Boston Cream Pie Cake Roll
Author: Nikki
A delicious sponge cake filled with an incredible cream filling and topped with a rich chocolate ganache! This is one unforgettable recipe that is a complete show stopper!
  • 2 Tablespoons butter.
  • 3 eggs
  • 1 cup + 2 tablespoons granulated sugar
  • ⅓ cup water
  • 1 teaspoon vanilla
  • ¾ cup flour
  • 1 teaspoon baking powder
  • ¼ teaspoon salt
  • ¾ cup mini semi-sweet chocolate chips
  • ¼ cup half and half
  • ¼ cup powdered sugar
Sponge Cake
  1. Preheat oven to 375 degrees F.
  2. Line 15x10x1 with parchment paper. Grease with 2 Tablespoons butter.
  3. In a large mixing bowl beat eggs and 1 cup sugar on high until it becomes a pale yellow and triples in volume. (About 8 minutes)
  4. Beat in water and vanilla on low speed.
  5. Sift flour, baking powder and salt into a smaller bowl and add half of it into the egg mixture. Gently mix until smooth. Add the other half and gently mix again.
  6. Sprinkle greased jellyroll pan evenly with the 2 remaining Tablespoons of sugar.
  7. Pour batter into the pan and spread it evenly over the pan evenly to all edges and corners.
  8. Bake about 12-15 minutes. Cake is done with it springs back when touched.
  9. Cool for about 2 minutes and then gently flip it out onto upside down onto towel. Carefully peel off parchment paper. While cake is still hot, carefully roll cake and towel from narrow end. Cool on cooling rack at least 30 minutes.

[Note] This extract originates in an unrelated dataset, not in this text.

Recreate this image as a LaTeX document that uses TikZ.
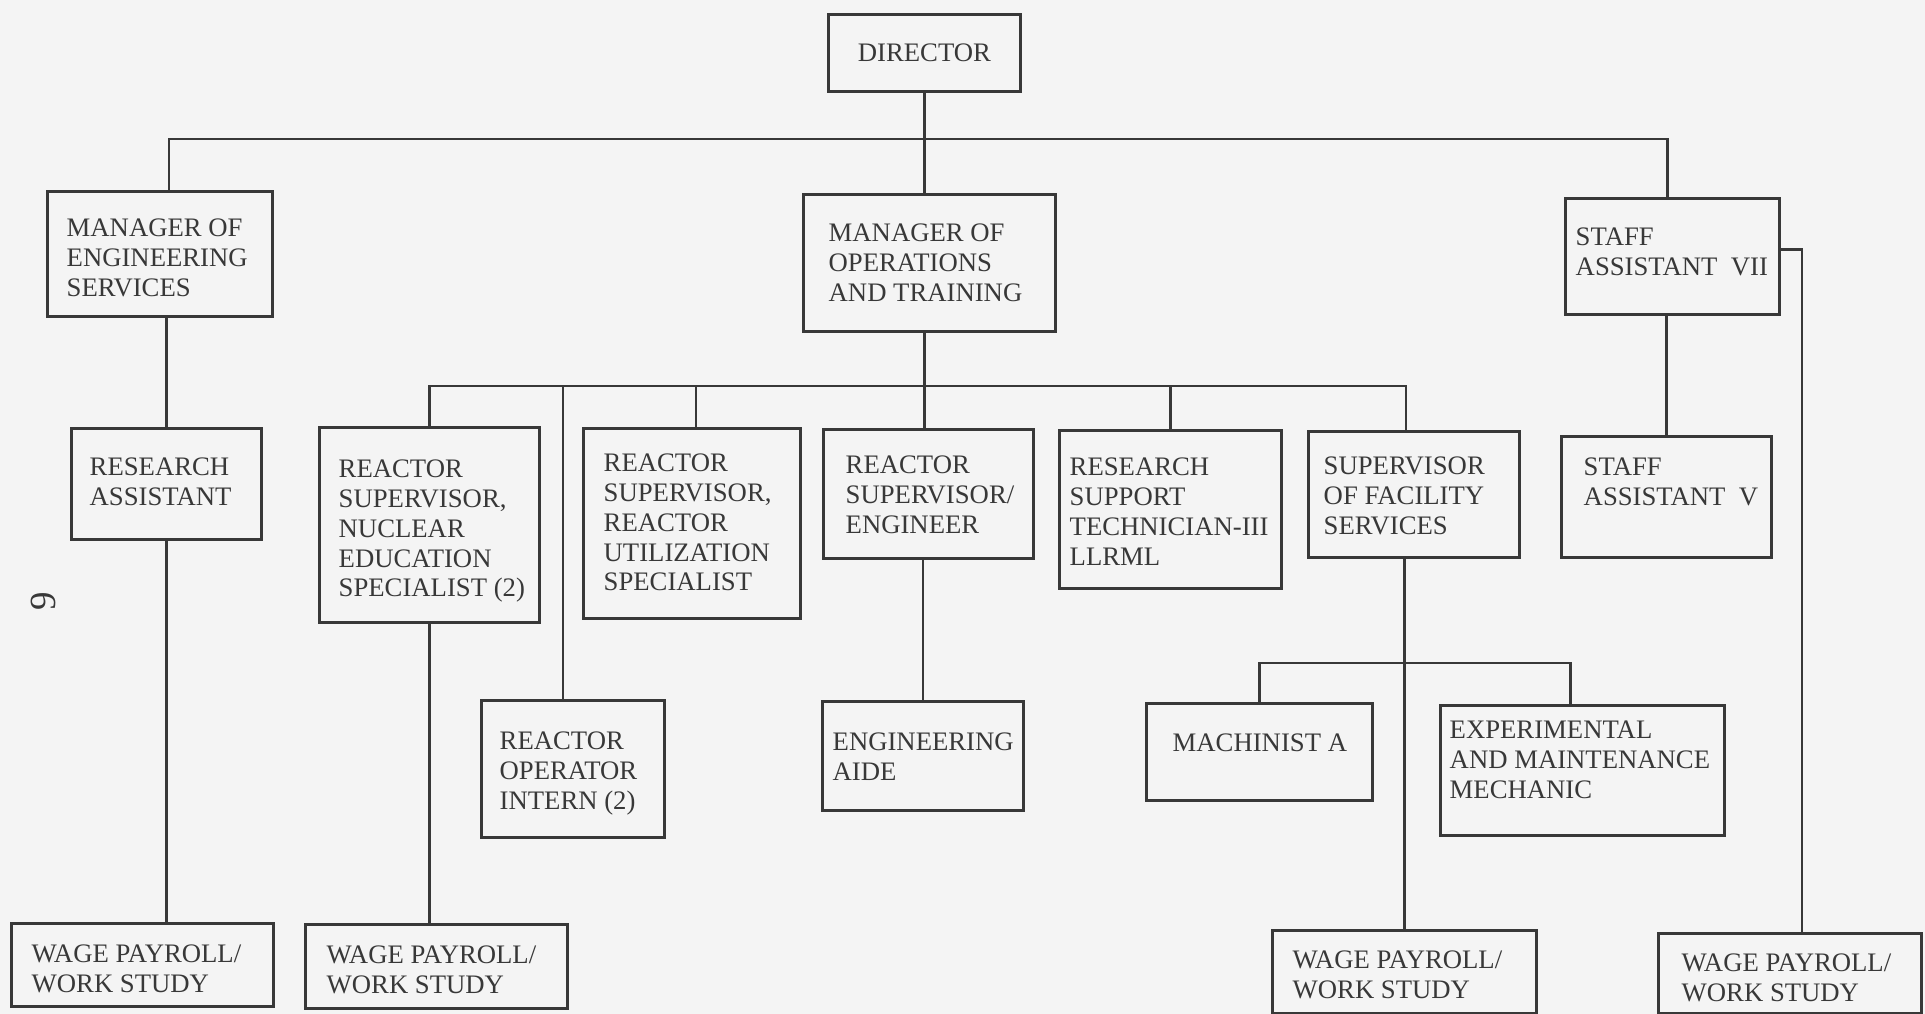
\documentclass[tikz,border=0pt]{standalone}
\usepackage{fontspec}
\setmainfont{Liberation Serif}

\definecolor{ink}{gray}{0.22}
\definecolor{paper}{gray}{0.955}
\newcommand{\chartfont}{\fontsize{7.6}{8.5}\selectfont}

\tikzset{
  unit/.style={draw=ink, line width=0.8pt, anchor=north west, inner sep=0pt},
  tag/.style={text=ink, font=\chartfont, align=left, anchor=north west, inner sep=0pt},
  link/.style={draw=ink, line width=0.8pt}
}

\begin{document}
\begin{tikzpicture}
\fill[paper] (0,0) rectangle (19.25,-10.14);
\useasboundingbox (0,0) rectangle (19.25,-10.14);

% top level
\node[unit, minimum width=1.92cm, minimum height=0.77cm, font=\chartfont, text=ink] (dir) at (8.27,-0.13) {DIRECTOR};

\node[unit, minimum width=2.25cm, minimum height=1.25cm] (mes) at (0.46,-1.90) {};
\node[tag] (mes-t) at ([shift={(0.20,-0.28)}]mes.north west) {MANAGER OF\\ENGINEERING\\SERVICES};

\node[unit, minimum width=2.52cm, minimum height=1.37cm] (mot) at (8.02,-1.93) {};
\node[tag] (mot-t) at ([shift={(0.26,-0.30)}]mot.north west) {MANAGER OF\\OPERATIONS\\AND TRAINING};

\node[unit, minimum width=2.14cm, minimum height=1.16cm] (sa7) at (15.64,-1.97) {};
\node[tag] (sa7-t) at ([shift={(0.11,-0.30)}]sa7.north west) {STAFF\\ASSISTANT\ \ VII};

% second level
\node[unit, minimum width=1.90cm, minimum height=1.11cm] (ra) at (0.70,-4.27) {};
\node[tag] (ra-t) at ([shift={(0.19,-0.30)}]ra.north west) {RESEARCH\\ASSISTANT};

\node[unit, minimum width=2.20cm, minimum height=1.95cm] (rsne) at (3.18,-4.26) {};
\node[tag] (rsne-t) at ([shift={(0.20,-0.33)}]rsne.north west) {REACTOR\\SUPERVISOR,\\NUCLEAR\\EDUCATION\\SPECIALIST (2)};

\node[unit, minimum width=2.17cm, minimum height=1.90cm] (rsru) at (5.82,-4.27) {};
\node[tag] (rsru-t) at ([shift={(0.21,-0.26)}]rsru.north west) {REACTOR\\SUPERVISOR,\\REACTOR\\UTILIZATION\\SPECIALIST};

\node[unit, minimum width=2.10cm, minimum height=1.29cm] (rse) at (8.22,-4.28) {};
\node[tag] (rse-t) at ([shift={(0.23,-0.27)}]rse.north west) {REACTOR\\SUPERVISOR/\\ENGINEER};

\node[unit, minimum width=2.22cm, minimum height=1.58cm] (rst) at (10.58,-4.29) {};
\node[tag] (rst-t) at ([shift={(0.11,-0.28)}]rst.north west) {RESEARCH\\SUPPORT\\TECHNICIAN-III\\LLRML};

\node[unit, minimum width=2.11cm, minimum height=1.26cm] (sfs) at (13.07,-4.30) {};
\node[tag] (sfs-t) at ([shift={(0.16,-0.26)}]sfs.north west) {SUPERVISOR\\OF FACILITY\\SERVICES};

\node[unit, minimum width=2.10cm, minimum height=1.21cm] (sa5) at (15.60,-4.35) {};
\node[tag] (sa5-t) at ([shift={(0.23,-0.22)}]sa5.north west) {STAFF\\ASSISTANT\ \ V};

% third level
\node[unit, minimum width=1.83cm, minimum height=1.37cm] (roi) at (4.80,-6.99) {};
\node[tag] (roi-t) at ([shift={(0.19,-0.32)}]roi.north west) {REACTOR\\OPERATOR\\INTERN (2)};

\node[unit, minimum width=2.01cm, minimum height=1.09cm] (ea) at (8.21,-7.00) {};
\node[tag] (ea-t) at ([shift={(0.11,-0.32)}]ea.north west) {ENGINEERING\\AIDE};

\node[unit, minimum width=2.26cm, minimum height=0.97cm] (ma) at (11.45,-7.02) {};
\node[tag] (ma-t) at ([shift={(0.27,-0.31)}]ma.north west) {MACHINIST A};

\node[unit, minimum width=2.84cm, minimum height=1.30cm] (em) at (14.39,-7.04) {};
\node[tag] (em-t) at ([shift={(0.10,-0.16)}]em.north west) {EXPERIMENTAL\\AND MAINTENANCE\\MECHANIC};

% wage payroll boxes
\node[unit, minimum width=2.62cm, minimum height=0.83cm] (w1) at (0.10,-9.22) {};
\node[tag] (w1-t) at ([shift={(0.21,-0.22)}]w1.north west) {WAGE PAYROLL/\\WORK STUDY};

\node[unit, minimum width=2.62cm, minimum height=0.84cm] (w2) at (3.04,-9.23) {};
\node[tag] (w2-t) at ([shift={(0.22,-0.22)}]w2.north west) {WAGE PAYROLL/\\WORK STUDY};

\node[unit, minimum width=2.64cm, minimum height=0.83cm] (w3) at (12.71,-9.29) {};
\node[tag] (w3-t) at ([shift={(0.21,-0.21)}]w3.north west) {WAGE PAYROLL/\\WORK STUDY};

\node[unit, minimum width=2.63cm, minimum height=0.80cm] (w4) at (16.57,-9.32) {};
\node[tag] (w4-t) at ([shift={(0.24,-0.21)}]w4.north west) {WAGE PAYROLL/\\WORK STUDY};

% page number
\node[text=ink, font=\fontsize{10.5}{12}\selectfont, rotate=90] (pgno) at (0.43,-6.01) {9};

% connectors
\coordinate (bar) at (0,-1.39);
\coordinate (opsbar) at (0,-3.86);
\coordinate (shopbar) at (0,-6.63);

\draw[link] (dir.south) -- (dir.south |- mot.north);
\draw[link] ([xshift=0.09cm]mes.north) -- ([xshift=0.09cm]mes.north |- bar) -| ([xshift=-0.05cm]sa7.north);
\draw[link] (ra.north |- mes.south) -- (ra.north);
\draw[link] (ra.south) -- (ra.south |- w1.north);

\draw[link] (dir.south |- mot.south) -- (dir.south |- rse.north);
\draw[link] (rsne.north) -- (rsne.north |- opsbar) -| ([xshift=-0.08cm]sfs.north);
\draw[link] ([xshift=-0.10cm]roi.north |- opsbar) -- ([xshift=-0.10cm]roi.north);
\draw[link] ([xshift=0.04cm]rsru.north |- opsbar) -- ([xshift=0.04cm]rsru.north);
\draw[link] (rst.north |- opsbar) -- (rst.north);
\draw[link] (rsne.south) -- (rsne.south |- w2.north);
\draw[link] (ea.north |- rse.south) -- (ea.north);

\draw[link] (w3.north |- sfs.south) -- (w3.north);
\draw[link] (ma.north) -- (ma.north |- shopbar) -- ([xshift=-0.12cm]em.north |- shopbar) -- ([xshift=-0.12cm]em.north);

\draw[link] (sa5.north |- sa7.south) -- (sa5.north);
\draw[link] ([yshift=0.07cm]sa7.east) -| ([xshift=0.12cm]w4.north);
\end{tikzpicture}
\end{document}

While cake is cooling, prepare filling. Click here for the Easy Bavarian Cream recipe.
  1. When cake roll is cooled, unroll the cake remove towel.
  2. Carefully spread cream filling over the top of cake. If it seems to thick, add a little more milk a Tablespoon at a time until it is a tad bit thinner. Carefully roll up cake.

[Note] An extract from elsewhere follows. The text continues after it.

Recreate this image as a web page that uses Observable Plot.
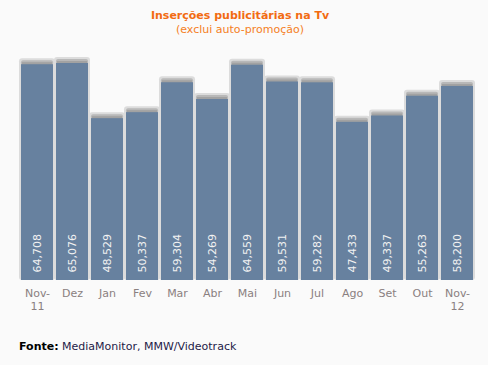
<!DOCTYPE html>
<html>
<head>
<meta charset="utf-8">
<script src="https://cdn.jsdelivr.net/npm/d3@7"></script>
<script src="https://cdn.jsdelivr.net/npm/@observablehq/plot@0.6"></script>
<style>
  html, body { margin: 0; padding: 0; background: #fafafa; }
  #wrap { width: 488px; height: 365px; position: relative; font-family: "DejaVu Sans", Verdana, sans-serif; }
  #title { position: absolute; left: 0; width: 480px; top: 9px; text-align: center; font-size: 11px; font-weight: bold; color: #f26b12; line-height: 13px; }
  #subtitle { position: absolute; left: 0; width: 480px; top: 23px; text-align: center; font-size: 11px; color: #f5801e; line-height: 13px; }
  #chart { position: absolute; left: 0; top: 42px; }
  #caption { position: absolute; left: 19px; top: 340px; font-size: 11px; color: #1e1a48; line-height: 13px; }
  #caption b { color: #000; }
</style>
</head>
<body>
<div id="wrap">
  <div id="title">Inserções publicitárias na Tv</div>
  <div id="subtitle">(exclui auto-promoção)</div>
  <div id="chart"></div>
  <div id="caption"><b>Fonte:</b> MediaMonitor, MMW/Videotrack</div>
</div>
<script>
const months = ["Nov-\n11", "Dez", "Jan", "Fev", "Mar", "Abr", "Mai", "Jun", "Jul", "Ago", "Set", "Out", "Nov-\n12"];
const values = [64708, 65076, 48529, 50337, 59304, 54269, 64559, 59531, 59282, 47433, 49337, 55263, 58200];
const data = months.map((m, i) => ({month: m, value: values[i]}));
const fmt = d3.format(",");

const chart = Plot.plot({
  width: 488,
  height: 280,
  marginTop: 21,
  marginBottom: 42,
  marginLeft: 18,
  marginRight: 13,
  style: {background: "transparent", fontFamily: "DejaVu Sans, Verdana, sans-serif"},
  x: {domain: months, paddingInner: 0.0965, paddingOuter: 0, axis: null},
  y: {domain: [0, 65076], axis: null},
  marks: [
    Plot.barY(data, {x: "month", y: "value", fill: "#dcdcdc", insetLeft: -2, insetRight: -2, insetTop: -6, rx: 3}),
    Plot.barY(data, {x: "month", y: "value", fill: "#b8b8b8", insetLeft: 0, insetRight: 0, insetTop: -4, rx: 2}),
    Plot.barY(data, {x: "month", y: "value", fill: "#a2a2a2", insetLeft: 1, insetRight: 1, insetTop: -2}),
    Plot.barY(data, {x: "month", y: "value", fill: "#67819f"}),
    Plot.text(data, {x: "month", y: 0, text: d => fmt(d.value), rotate: -90, textAnchor: "start", dx: 0, dy: -8, fill: "#f2f2f2", fontSize: 11}),
    Plot.axisX({domain: months, label: null, tickSize: 0, tickPadding: 7, fontSize: 11, lineHeight: 1.18, fill: "#8a8080", color: "#8a8080"})
  ]
});
document.getElementById("chart").appendChild(chart);
</script>
</body>
</html>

  1. In a small microwavable bowl combine chocolate chip and half and half. Microwave on high for 45 seconds. Stir and repeat in 30 second increments until chocolate is melted. Add powder sugar and stir until smooth.
  2. Carefully drizzle and spread over the top of cake.
  3. Refrigerate for it least 2 hours before serving.